WRITTEN EXERCISE> Repeat what the lines below say, word for word, and skip every image.

GIVEN MATERIAL>
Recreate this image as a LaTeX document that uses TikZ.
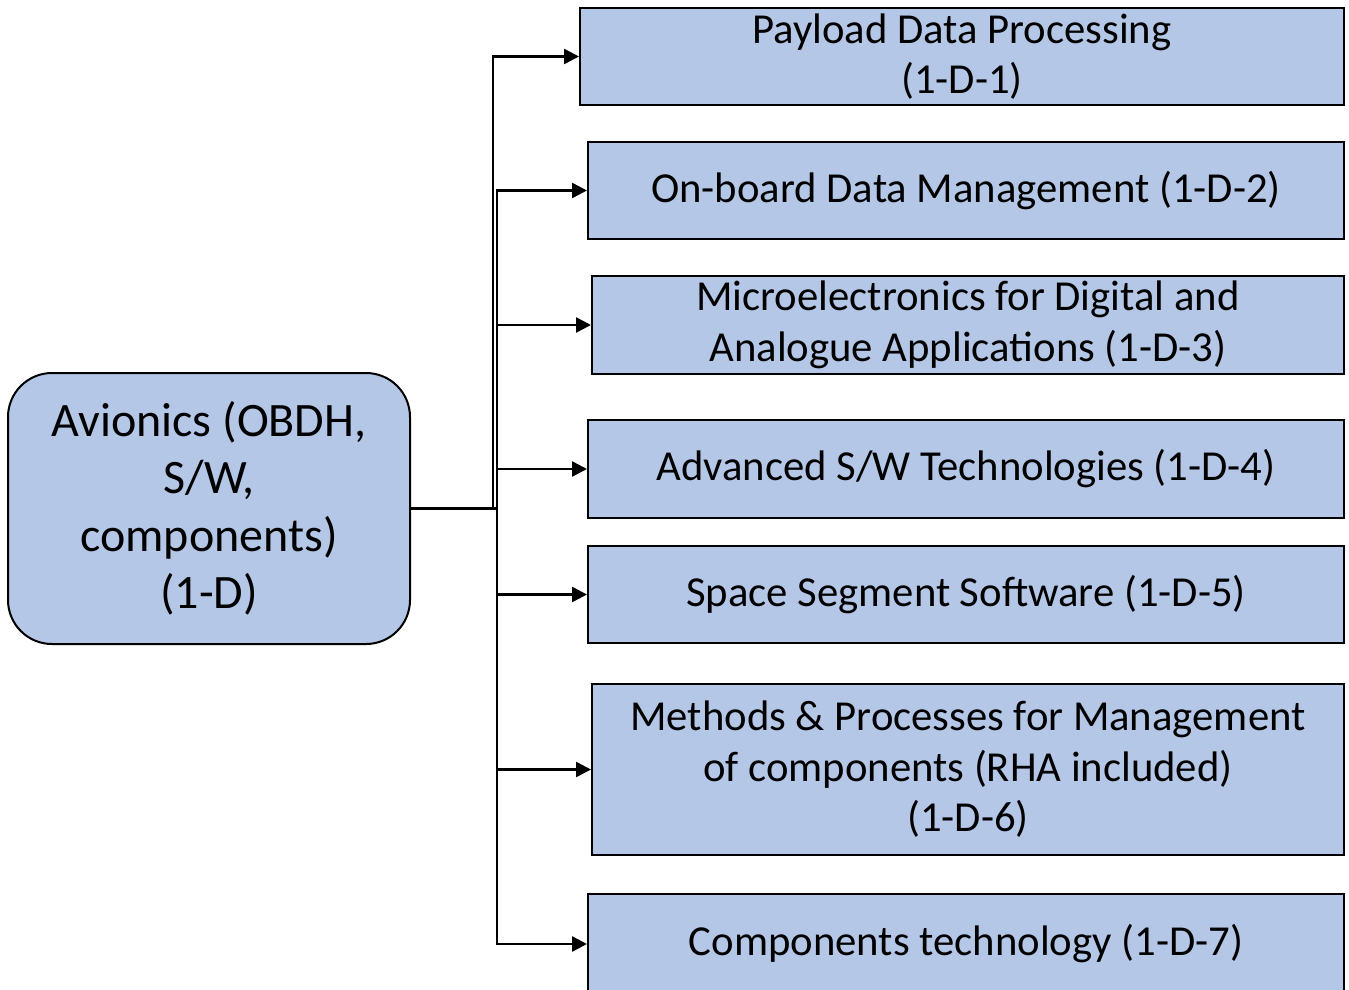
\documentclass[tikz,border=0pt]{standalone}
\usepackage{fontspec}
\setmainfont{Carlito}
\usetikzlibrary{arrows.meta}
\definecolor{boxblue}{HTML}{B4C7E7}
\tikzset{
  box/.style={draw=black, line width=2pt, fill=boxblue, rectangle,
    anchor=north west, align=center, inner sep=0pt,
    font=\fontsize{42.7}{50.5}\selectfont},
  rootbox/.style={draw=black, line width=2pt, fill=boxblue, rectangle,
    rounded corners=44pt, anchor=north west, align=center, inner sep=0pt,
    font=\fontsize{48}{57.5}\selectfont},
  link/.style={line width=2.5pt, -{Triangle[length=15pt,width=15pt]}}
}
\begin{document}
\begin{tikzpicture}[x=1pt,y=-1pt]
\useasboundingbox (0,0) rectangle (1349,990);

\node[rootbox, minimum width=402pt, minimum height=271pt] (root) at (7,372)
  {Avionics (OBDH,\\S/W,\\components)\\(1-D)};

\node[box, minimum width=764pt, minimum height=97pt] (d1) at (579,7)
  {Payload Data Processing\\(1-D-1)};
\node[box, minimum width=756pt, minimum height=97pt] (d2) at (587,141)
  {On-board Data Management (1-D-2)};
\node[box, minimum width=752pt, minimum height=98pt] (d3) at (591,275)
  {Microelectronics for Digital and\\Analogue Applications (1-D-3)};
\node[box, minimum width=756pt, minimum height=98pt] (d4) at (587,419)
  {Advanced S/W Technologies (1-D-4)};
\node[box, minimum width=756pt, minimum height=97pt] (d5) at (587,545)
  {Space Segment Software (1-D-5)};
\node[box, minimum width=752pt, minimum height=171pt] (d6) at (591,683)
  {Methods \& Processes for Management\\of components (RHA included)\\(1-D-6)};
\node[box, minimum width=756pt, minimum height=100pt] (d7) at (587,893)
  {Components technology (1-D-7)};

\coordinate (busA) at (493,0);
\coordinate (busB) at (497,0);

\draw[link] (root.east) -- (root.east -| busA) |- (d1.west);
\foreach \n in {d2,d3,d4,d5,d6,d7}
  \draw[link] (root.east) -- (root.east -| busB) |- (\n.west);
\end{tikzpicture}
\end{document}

SOLUTION FOR THIS EXERCISE>
Recreate this image as a LaTeX document that uses TikZ.
\documentclass[tikz,border=0pt]{standalone}
\usepackage{fontspec}
\setmainfont{Carlito}
\usetikzlibrary{arrows.meta}
\definecolor{boxblue}{HTML}{B4C7E7}
\tikzset{
  box/.style={draw=black, line width=2pt, fill=boxblue, rectangle,
    anchor=north west, align=center, inner sep=0pt,
    font=\fontsize{42.7}{50.5}\selectfont},
  rootbox/.style={draw=black, line width=2pt, fill=boxblue, rectangle,
    rounded corners=44pt, anchor=north west, align=center, inner sep=0pt,
    font=\fontsize{48}{57.5}\selectfont},
  link/.style={line width=2.5pt, -{Triangle[length=15pt,width=15pt]}}
}
\begin{document}
\begin{tikzpicture}[x=1pt,y=-1pt]
\useasboundingbox (0,0) rectangle (1349,990);

\node[rootbox, minimum width=402pt, minimum height=271pt] (root) at (7,372)
  {Avionics (OBDH,\\S/W,\\components)\\(1-D)};

\node[box, minimum width=764pt, minimum height=97pt] (d1) at (579,7)
  {Payload Data Processing\\(1-D-1)};
\node[box, minimum width=756pt, minimum height=97pt] (d2) at (587,141)
  {On-board Data Management (1-D-2)};
\node[box, minimum width=752pt, minimum height=98pt] (d3) at (591,275)
  {Microelectronics for Digital and\\Analogue Applications (1-D-3)};
\node[box, minimum width=756pt, minimum height=98pt] (d4) at (587,419)
  {Advanced S/W Technologies (1-D-4)};
\node[box, minimum width=756pt, minimum height=97pt] (d5) at (587,545)
  {Space Segment Software (1-D-5)};
\node[box, minimum width=752pt, minimum height=171pt] (d6) at (591,683)
  {Methods \& Processes for Management\\of components (RHA included)\\(1-D-6)};
\node[box, minimum width=756pt, minimum height=100pt] (d7) at (587,893)
  {Components technology (1-D-7)};

\coordinate (busA) at (493,0);
\coordinate (busB) at (497,0);

\draw[link] (root.east) -- (root.east -| busA) |- (d1.west);
\foreach \n in {d2,d3,d4,d5,d6,d7}
  \draw[link] (root.east) -- (root.east -| busB) |- (\n.west);
\end{tikzpicture}
\end{document}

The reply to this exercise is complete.